● **Extracted records**

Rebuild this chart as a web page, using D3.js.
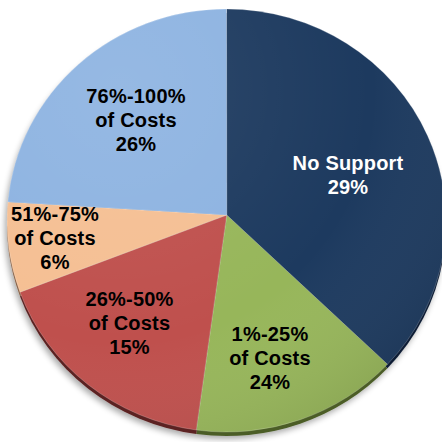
<!DOCTYPE html>
<html>
<head>
<meta charset="utf-8">
<script src="https://cdn.jsdelivr.net/npm/d3@7"></script>
<style>
  html, body { margin: 0; padding: 0; background: #fff; }
  svg { display: block; }
</style>
</head>
<body>
<svg width="442" height="442"></svg>
<script>
// slice names, clockwise from 12 o'clock
var categories = ["No Support", "1%-25% of Costs", "26%-50% of Costs", "51%-75% of Costs", "76%-100% of Costs"];
// printed percentages
var pctLabels = ["29%", "24%", "15%", "6%", "26%"];
var shares = [36.9, 15.3, 17.3, 6.9, 23.6];
var colors = ["#1d3a5f", "#97b65a", "#bf504d", "#f5bf93", "#8db3e1"];
var sideColors = ["#0e1f36", "#4c5d28", "#5c2221", "#8a6448", "#4a6a94"];
var textColors = ["#fff", "#000", "#000", "#000", "#000"];

var svg = d3.select("svg"),
    width = +svg.attr("width"),
    height = +svg.attr("height");

// ellipse of the pie face and the apex where the slices meet
var cx = 226.5, cy = 220.5, rx = 219.5, ry = 211.5,
    ax = 226.7, ay = 215,
    depth = 4;

var pie = d3.pie().sort(null).value(function(d) { return d; });
var arcs = pie(shares);

function pt(t, dy) {
  return [cx + rx * Math.sin(t), cy - ry * Math.cos(t) + (dy || 0)];
}

function slicePath(d, dy) {
  dy = dy || 0;
  var p0 = pt(d.startAngle, dy), p1 = pt(d.endAngle, dy);
  var large = (d.endAngle - d.startAngle) > Math.PI ? 1 : 0;
  return "M" + ax + "," + (ay + dy) +
         "L" + p0[0] + "," + p0[1] +
         "A" + rx + "," + ry + " 0 " + large + " 1 " + p1[0] + "," + p1[1] + "Z";
}

var defs = svg.append("defs");
var shadow = defs.append("filter").attr("id", "shadow")
    .attr("x", "-10%").attr("y", "-10%").attr("width", "120%").attr("height", "120%");
shadow.append("feGaussianBlur").attr("in", "SourceAlpha").attr("stdDeviation", 3);
shadow.append("feOffset").attr("dx", -2).attr("dy", 3).attr("result", "blur");
shadow.append("feComponentTransfer").append("feFuncA").attr("type", "linear").attr("slope", 0.35);
var merge = shadow.append("feMerge");
merge.append("feMergeNode");
merge.append("feMergeNode").attr("in", "SourceGraphic");

// soft light from the upper left
var shade = defs.append("radialGradient").attr("id", "shade")
    .attr("gradientUnits", "userSpaceOnUse")
    .attr("cx", 120).attr("cy", 90).attr("r", 420);
shade.append("stop").attr("offset", "0%").attr("stop-color", "#fff").attr("stop-opacity", 0.08);
shade.append("stop").attr("offset", "60%").attr("stop-color", "#fff").attr("stop-opacity", 0);
shade.append("stop").attr("offset", "100%").attr("stop-color", "#000").attr("stop-opacity", 0.12);

// side of the disc
svg.append("g").attr("filter", "url(#shadow)")
  .selectAll("path")
  .data(arcs)
  .enter().append("path")
    .attr("d", function(d) { return slicePath(d, depth); })
    .attr("fill", function(d, i) { return sideColors[i]; });

// face
var face = svg.append("g");
face.selectAll("path")
  .data(arcs)
  .enter().append("path")
    .attr("d", function(d) { return slicePath(d); })
    .attr("fill", function(d, i) { return colors[i]; })
    .attr("stroke", "rgba(255,255,255,0.35)")
    .attr("stroke-width", 0.6);

face.append("path")
    .attr("d", slicePath({startAngle: 0, endAngle: 2 * Math.PI - 1e-6}))
    .attr("fill", "url(#shade)")
    .attr("pointer-events", "none");

// label layout: center x and first baseline of each block
var labelPos = [[348, 170], [270, 341], [129.5, 306], [55, 221], [136, 103]];
var lineGap = 24;

var labels = svg.append("g")
    .attr("font-family", "'Liberation Sans', Arial, sans-serif")
    .attr("font-weight", "bold")
    .attr("font-size", "20px")
    .attr("letter-spacing", "0.2px")
    .attr("text-anchor", "middle");

labels.selectAll("text")
  .data(arcs)
  .enter().append("text")
    .attr("fill", function(d, i) { return textColors[i]; })
  .selectAll("tspan")
    .data(function(d, i) {
      var name = categories[i];
      var lines = name === "No Support" ? [name] : [name.replace(" of Costs", ""), "of Costs"];
      lines.push(pctLabels[i]);
      return lines.map(function(t, j) { return {text: t, x: labelPos[i][0], y: labelPos[i][1] + j * lineGap}; });
    })
  .enter().append("tspan")
    .attr("x", function(d) { return d.x; })
    .attr("y", function(d) { return d.y; })
    .text(function(d) { return d.text; });
</script>
</body>
</html>
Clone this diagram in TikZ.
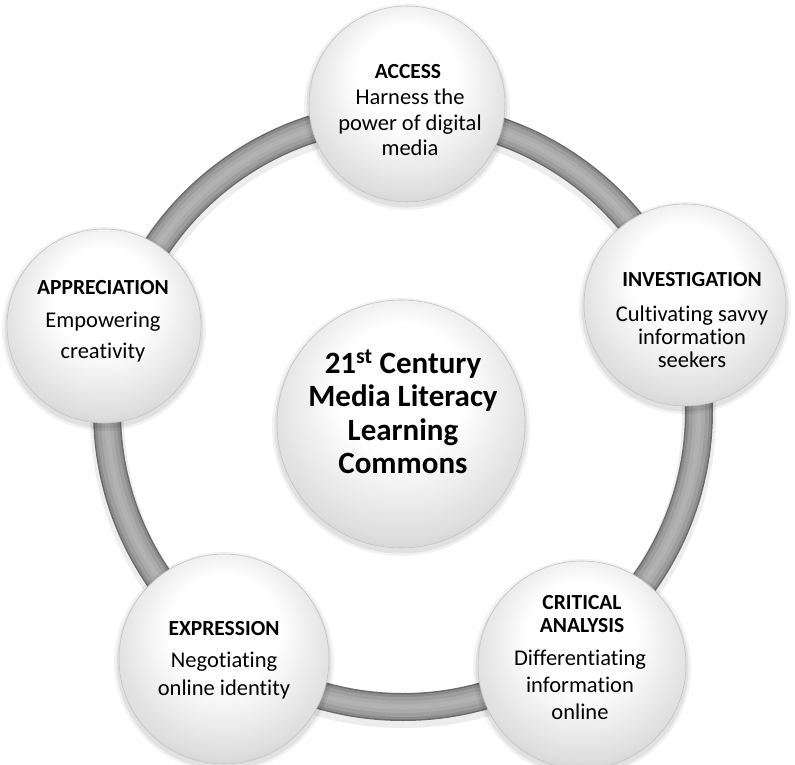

● **Exercise task**
From the listing, extract all text exactly as given and drop any picture.

● **Result**
Rebuild this chart as a web page, using D3.js.
<!DOCTYPE html>
<html>
<head>
<meta charset="utf-8">
<script src="https://cdn.jsdelivr.net/npm/d3@7"></script>
<style>
  html, body { margin: 0; padding: 0; background: #fff; }
  svg { display: block; }
</style>
</head>
<body>
<svg width="442" height="442"></svg>
<script>
// slice names, clockwise from 12 o'clock
var categories = ["No Support", "1%-25% of Costs", "26%-50% of Costs", "51%-75% of Costs", "76%-100% of Costs"];
// printed percentages
var pctLabels = ["29%", "24%", "15%", "6%", "26%"];
var shares = [36.9, 15.3, 17.3, 6.9, 23.6];
var colors = ["#1d3a5f", "#97b65a", "#bf504d", "#f5bf93", "#8db3e1"];
var sideColors = ["#0e1f36", "#4c5d28", "#5c2221", "#8a6448", "#4a6a94"];
var textColors = ["#fff", "#000", "#000", "#000", "#000"];

var svg = d3.select("svg"),
    width = +svg.attr("width"),
    height = +svg.attr("height");

// ellipse of the pie face and the apex where the slices meet
var cx = 226.5, cy = 220.5, rx = 219.5, ry = 211.5,
    ax = 226.7, ay = 215,
    depth = 4;

var pie = d3.pie().sort(null).value(function(d) { return d; });
var arcs = pie(shares);

function pt(t, dy) {
  return [cx + rx * Math.sin(t), cy - ry * Math.cos(t) + (dy || 0)];
}

function slicePath(d, dy) {
  dy = dy || 0;
  var p0 = pt(d.startAngle, dy), p1 = pt(d.endAngle, dy);
  var large = (d.endAngle - d.startAngle) > Math.PI ? 1 : 0;
  return "M" + ax + "," + (ay + dy) +
         "L" + p0[0] + "," + p0[1] +
         "A" + rx + "," + ry + " 0 " + large + " 1 " + p1[0] + "," + p1[1] + "Z";
}

var defs = svg.append("defs");
var shadow = defs.append("filter").attr("id", "shadow")
    .attr("x", "-10%").attr("y", "-10%").attr("width", "120%").attr("height", "120%");
shadow.append("feGaussianBlur").attr("in", "SourceAlpha").attr("stdDeviation", 3);
shadow.append("feOffset").attr("dx", -2).attr("dy", 3).attr("result", "blur");
shadow.append("feComponentTransfer").append("feFuncA").attr("type", "linear").attr("slope", 0.35);
var merge = shadow.append("feMerge");
merge.append("feMergeNode");
merge.append("feMergeNode").attr("in", "SourceGraphic");

// soft light from the upper left
var shade = defs.append("radialGradient").attr("id", "shade")
    .attr("gradientUnits", "userSpaceOnUse")
    .attr("cx", 120).attr("cy", 90).attr("r", 420);
shade.append("stop").attr("offset", "0%").attr("stop-color", "#fff").attr("stop-opacity", 0.08);
shade.append("stop").attr("offset", "60%").attr("stop-color", "#fff").attr("stop-opacity", 0);
shade.append("stop").attr("offset", "100%").attr("stop-color", "#000").attr("stop-opacity", 0.12);

// side of the disc
svg.append("g").attr("filter", "url(#shadow)")
  .selectAll("path")
  .data(arcs)
  .enter().append("path")
    .attr("d", function(d) { return slicePath(d, depth); })
    .attr("fill", function(d, i) { return sideColors[i]; });

// face
var face = svg.append("g");
face.selectAll("path")
  .data(arcs)
  .enter().append("path")
    .attr("d", function(d) { return slicePath(d); })
    .attr("fill", function(d, i) { return colors[i]; })
    .attr("stroke", "rgba(255,255,255,0.35)")
    .attr("stroke-width", 0.6);

face.append("path")
    .attr("d", slicePath({startAngle: 0, endAngle: 2 * Math.PI - 1e-6}))
    .attr("fill", "url(#shade)")
    .attr("pointer-events", "none");

// label layout: center x and first baseline of each block
var labelPos = [[348, 170], [270, 341], [129.5, 306], [55, 221], [136, 103]];
var lineGap = 24;

var labels = svg.append("g")
    .attr("font-family", "'Liberation Sans', Arial, sans-serif")
    .attr("font-weight", "bold")
    .attr("font-size", "20px")
    .attr("letter-spacing", "0.2px")
    .attr("text-anchor", "middle");

labels.selectAll("text")
  .data(arcs)
  .enter().append("text")
    .attr("fill", function(d, i) { return textColors[i]; })
  .selectAll("tspan")
    .data(function(d, i) {
      var name = categories[i];
      var lines = name === "No Support" ? [name] : [name.replace(" of Costs", ""), "of Costs"];
      lines.push(pctLabels[i]);
      return lines.map(function(t, j) { return {text: t, x: labelPos[i][0], y: labelPos[i][1] + j * lineGap}; });
    })
  .enter().append("tspan")
    .attr("x", function(d) { return d.x; })
    .attr("y", function(d) { return d.y; })
    .text(function(d) { return d.text; });
</script>
</body>
</html>
Clone this diagram in TikZ.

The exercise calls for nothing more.